Instructions to follow: Identify each line below that contains the word "page", and copy it out.

Data shown:
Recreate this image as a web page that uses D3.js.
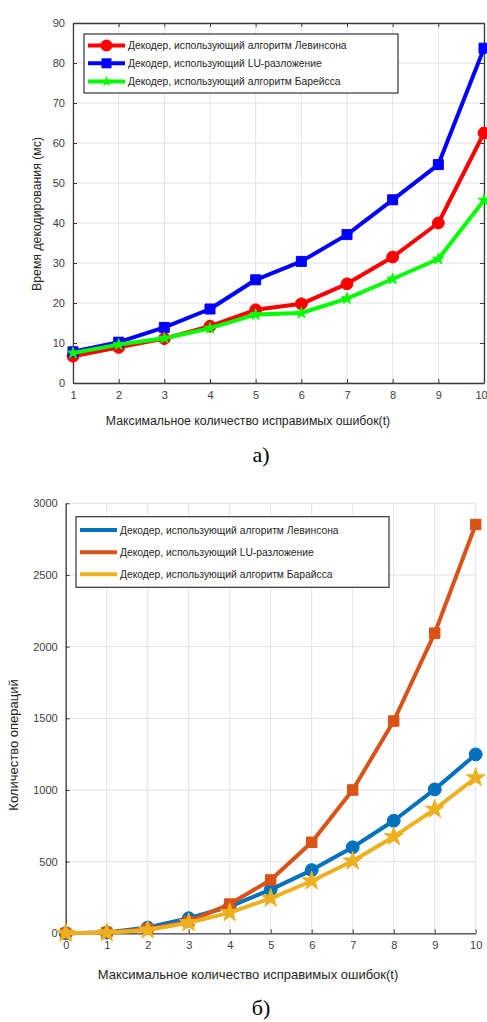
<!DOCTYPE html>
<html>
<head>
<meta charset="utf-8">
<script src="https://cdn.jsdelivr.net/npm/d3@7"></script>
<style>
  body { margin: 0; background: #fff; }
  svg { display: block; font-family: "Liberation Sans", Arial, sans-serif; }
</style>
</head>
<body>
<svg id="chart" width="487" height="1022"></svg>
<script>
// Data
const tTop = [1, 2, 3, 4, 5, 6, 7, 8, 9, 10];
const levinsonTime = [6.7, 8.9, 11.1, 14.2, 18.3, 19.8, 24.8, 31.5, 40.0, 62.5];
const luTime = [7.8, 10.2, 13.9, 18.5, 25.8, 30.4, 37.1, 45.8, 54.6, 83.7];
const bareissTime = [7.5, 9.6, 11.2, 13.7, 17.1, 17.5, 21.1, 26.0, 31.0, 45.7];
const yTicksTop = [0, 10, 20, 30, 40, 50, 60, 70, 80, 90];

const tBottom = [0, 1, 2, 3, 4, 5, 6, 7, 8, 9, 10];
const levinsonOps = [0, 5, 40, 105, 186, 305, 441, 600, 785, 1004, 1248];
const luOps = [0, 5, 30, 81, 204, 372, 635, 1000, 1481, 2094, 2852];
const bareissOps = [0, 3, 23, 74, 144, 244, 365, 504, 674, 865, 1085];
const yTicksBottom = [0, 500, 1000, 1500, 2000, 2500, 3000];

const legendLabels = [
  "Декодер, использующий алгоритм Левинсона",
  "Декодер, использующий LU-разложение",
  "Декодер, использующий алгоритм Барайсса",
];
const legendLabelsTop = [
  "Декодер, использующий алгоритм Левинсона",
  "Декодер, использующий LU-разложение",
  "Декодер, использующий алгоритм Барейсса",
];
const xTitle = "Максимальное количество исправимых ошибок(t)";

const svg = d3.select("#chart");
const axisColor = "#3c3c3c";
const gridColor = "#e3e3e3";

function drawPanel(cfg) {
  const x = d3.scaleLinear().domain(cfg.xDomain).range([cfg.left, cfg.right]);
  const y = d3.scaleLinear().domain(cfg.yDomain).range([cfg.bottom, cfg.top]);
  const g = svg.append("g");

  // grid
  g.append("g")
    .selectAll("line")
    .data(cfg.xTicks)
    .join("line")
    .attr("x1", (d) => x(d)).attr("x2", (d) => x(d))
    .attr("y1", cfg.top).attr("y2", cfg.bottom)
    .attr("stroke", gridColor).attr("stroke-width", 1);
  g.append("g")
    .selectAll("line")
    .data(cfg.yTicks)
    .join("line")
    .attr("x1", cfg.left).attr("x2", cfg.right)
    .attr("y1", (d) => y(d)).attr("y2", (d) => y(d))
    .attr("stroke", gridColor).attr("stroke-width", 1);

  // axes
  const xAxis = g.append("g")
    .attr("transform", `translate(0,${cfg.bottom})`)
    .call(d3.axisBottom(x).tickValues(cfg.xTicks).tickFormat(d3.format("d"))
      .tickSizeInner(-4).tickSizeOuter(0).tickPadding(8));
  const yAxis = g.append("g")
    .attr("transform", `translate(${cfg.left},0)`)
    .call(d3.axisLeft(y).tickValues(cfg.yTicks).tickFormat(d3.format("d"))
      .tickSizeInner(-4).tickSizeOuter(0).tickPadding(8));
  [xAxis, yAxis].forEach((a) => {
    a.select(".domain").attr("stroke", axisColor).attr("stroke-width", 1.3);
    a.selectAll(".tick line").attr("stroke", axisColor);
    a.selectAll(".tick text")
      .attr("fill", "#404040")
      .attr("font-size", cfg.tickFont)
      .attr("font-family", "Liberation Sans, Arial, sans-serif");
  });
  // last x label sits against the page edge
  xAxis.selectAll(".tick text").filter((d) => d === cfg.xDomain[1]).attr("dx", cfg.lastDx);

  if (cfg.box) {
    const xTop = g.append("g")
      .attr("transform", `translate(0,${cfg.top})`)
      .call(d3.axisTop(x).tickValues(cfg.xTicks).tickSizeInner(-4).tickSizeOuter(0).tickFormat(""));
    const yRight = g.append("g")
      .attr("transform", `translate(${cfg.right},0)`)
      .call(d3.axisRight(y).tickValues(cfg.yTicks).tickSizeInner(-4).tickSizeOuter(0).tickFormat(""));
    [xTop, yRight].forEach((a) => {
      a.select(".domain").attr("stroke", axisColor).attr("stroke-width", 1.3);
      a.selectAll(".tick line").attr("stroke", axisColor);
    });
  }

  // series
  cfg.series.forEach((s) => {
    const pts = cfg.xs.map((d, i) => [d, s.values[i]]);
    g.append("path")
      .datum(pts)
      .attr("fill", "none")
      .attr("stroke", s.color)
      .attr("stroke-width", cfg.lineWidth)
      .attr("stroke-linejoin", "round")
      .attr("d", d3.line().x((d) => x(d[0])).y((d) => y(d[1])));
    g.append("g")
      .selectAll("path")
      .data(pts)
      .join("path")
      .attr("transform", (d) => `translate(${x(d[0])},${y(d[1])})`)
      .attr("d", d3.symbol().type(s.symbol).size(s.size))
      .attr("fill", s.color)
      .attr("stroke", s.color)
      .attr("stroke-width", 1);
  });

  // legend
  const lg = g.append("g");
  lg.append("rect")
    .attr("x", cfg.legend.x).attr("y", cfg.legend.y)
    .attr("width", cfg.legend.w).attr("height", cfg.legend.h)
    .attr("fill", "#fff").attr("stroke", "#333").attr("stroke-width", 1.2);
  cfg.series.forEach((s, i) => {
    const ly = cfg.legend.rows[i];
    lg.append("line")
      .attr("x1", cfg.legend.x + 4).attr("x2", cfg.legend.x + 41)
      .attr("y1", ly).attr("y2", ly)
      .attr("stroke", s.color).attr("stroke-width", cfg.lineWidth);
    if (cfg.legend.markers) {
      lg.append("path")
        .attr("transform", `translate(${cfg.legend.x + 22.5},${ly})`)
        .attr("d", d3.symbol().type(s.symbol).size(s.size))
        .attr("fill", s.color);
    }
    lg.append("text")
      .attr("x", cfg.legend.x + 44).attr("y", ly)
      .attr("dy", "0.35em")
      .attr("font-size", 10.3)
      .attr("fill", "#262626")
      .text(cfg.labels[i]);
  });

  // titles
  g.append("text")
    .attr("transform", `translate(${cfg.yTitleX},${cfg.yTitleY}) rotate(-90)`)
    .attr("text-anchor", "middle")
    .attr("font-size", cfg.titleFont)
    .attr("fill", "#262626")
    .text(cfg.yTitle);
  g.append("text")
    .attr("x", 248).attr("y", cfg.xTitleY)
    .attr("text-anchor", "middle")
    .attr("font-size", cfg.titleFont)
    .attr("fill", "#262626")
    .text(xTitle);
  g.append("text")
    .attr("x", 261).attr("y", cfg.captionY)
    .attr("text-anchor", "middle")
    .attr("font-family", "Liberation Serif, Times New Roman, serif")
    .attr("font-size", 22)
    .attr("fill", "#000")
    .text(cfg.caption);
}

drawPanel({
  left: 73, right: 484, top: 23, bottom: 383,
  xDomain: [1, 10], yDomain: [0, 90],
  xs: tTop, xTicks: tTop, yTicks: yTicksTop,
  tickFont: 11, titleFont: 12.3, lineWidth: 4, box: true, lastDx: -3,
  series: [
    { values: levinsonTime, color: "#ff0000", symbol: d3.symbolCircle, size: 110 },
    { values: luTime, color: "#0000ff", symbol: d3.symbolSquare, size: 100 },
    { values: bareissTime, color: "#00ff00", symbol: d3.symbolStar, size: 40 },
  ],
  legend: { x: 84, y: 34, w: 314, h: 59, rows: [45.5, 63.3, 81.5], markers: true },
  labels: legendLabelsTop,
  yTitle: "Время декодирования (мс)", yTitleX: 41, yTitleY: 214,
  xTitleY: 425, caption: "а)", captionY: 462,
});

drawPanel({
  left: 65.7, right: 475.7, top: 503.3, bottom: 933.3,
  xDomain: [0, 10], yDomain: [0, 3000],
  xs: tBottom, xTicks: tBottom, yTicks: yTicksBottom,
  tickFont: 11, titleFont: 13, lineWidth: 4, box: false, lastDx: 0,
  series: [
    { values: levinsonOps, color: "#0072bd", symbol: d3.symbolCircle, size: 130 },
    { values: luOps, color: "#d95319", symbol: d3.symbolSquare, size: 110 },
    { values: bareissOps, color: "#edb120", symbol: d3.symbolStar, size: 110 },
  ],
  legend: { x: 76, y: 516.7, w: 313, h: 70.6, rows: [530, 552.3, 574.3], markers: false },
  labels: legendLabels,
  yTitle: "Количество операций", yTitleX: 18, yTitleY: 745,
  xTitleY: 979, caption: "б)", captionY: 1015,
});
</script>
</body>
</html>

Response:
Recreate this image as a web page that uses D3.js.
  // last x label sits against the page edge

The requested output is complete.